Dataset excerpt
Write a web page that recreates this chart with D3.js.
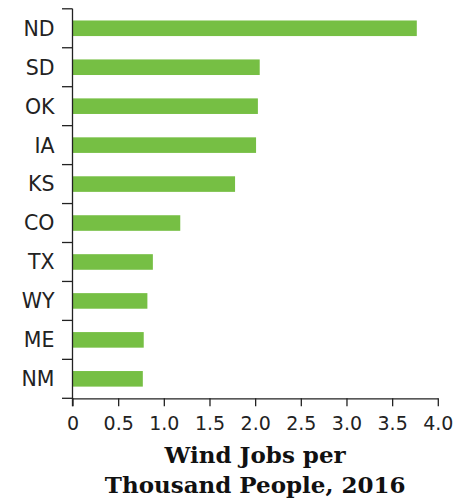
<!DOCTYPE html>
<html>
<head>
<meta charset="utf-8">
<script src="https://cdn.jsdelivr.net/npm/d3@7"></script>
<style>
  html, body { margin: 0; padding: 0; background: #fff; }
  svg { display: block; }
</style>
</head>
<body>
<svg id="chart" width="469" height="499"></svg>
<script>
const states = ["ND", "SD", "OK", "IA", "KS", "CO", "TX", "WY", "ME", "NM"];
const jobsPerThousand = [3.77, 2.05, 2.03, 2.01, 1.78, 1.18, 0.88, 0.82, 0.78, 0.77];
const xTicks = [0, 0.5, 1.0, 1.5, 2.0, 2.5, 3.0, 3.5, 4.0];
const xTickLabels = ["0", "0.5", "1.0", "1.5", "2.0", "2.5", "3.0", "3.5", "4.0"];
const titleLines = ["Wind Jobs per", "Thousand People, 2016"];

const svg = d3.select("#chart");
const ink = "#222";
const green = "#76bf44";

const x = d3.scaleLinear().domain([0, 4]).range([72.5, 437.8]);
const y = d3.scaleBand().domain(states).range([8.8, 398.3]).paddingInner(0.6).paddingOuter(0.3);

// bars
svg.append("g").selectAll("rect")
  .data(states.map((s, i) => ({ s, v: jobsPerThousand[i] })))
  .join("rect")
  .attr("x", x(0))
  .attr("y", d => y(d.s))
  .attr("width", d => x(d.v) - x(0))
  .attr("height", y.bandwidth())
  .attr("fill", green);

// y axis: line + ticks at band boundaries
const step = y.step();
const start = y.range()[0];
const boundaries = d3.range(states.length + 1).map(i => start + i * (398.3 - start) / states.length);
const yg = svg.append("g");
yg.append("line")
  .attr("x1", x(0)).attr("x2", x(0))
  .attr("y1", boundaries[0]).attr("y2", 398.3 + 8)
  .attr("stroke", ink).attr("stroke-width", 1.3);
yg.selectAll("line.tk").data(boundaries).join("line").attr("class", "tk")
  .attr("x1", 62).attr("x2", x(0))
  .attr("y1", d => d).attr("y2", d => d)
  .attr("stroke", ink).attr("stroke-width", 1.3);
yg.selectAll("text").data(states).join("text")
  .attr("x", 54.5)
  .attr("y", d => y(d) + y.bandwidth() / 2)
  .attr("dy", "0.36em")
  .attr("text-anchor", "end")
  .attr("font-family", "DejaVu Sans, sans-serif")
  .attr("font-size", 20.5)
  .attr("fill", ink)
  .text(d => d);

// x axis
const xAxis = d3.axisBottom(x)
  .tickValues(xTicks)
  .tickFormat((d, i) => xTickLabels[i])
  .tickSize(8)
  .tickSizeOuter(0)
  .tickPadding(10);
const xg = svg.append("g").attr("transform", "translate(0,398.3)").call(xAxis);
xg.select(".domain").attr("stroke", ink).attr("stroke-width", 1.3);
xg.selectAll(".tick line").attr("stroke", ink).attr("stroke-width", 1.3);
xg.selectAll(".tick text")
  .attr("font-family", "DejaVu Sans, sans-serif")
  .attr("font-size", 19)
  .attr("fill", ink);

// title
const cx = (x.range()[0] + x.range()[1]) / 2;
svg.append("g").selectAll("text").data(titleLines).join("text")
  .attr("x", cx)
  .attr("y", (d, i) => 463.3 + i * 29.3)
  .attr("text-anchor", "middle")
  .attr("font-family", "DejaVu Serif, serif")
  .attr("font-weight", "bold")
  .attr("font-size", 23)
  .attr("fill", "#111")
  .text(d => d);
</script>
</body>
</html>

Short task
Pick out each line above that includes "chart" and show it.

Response to the exercise
Write a web page that recreates this chart with D3.js.
<svg id="chart" width="469" height="499"></svg>
const svg = d3.select("#chart");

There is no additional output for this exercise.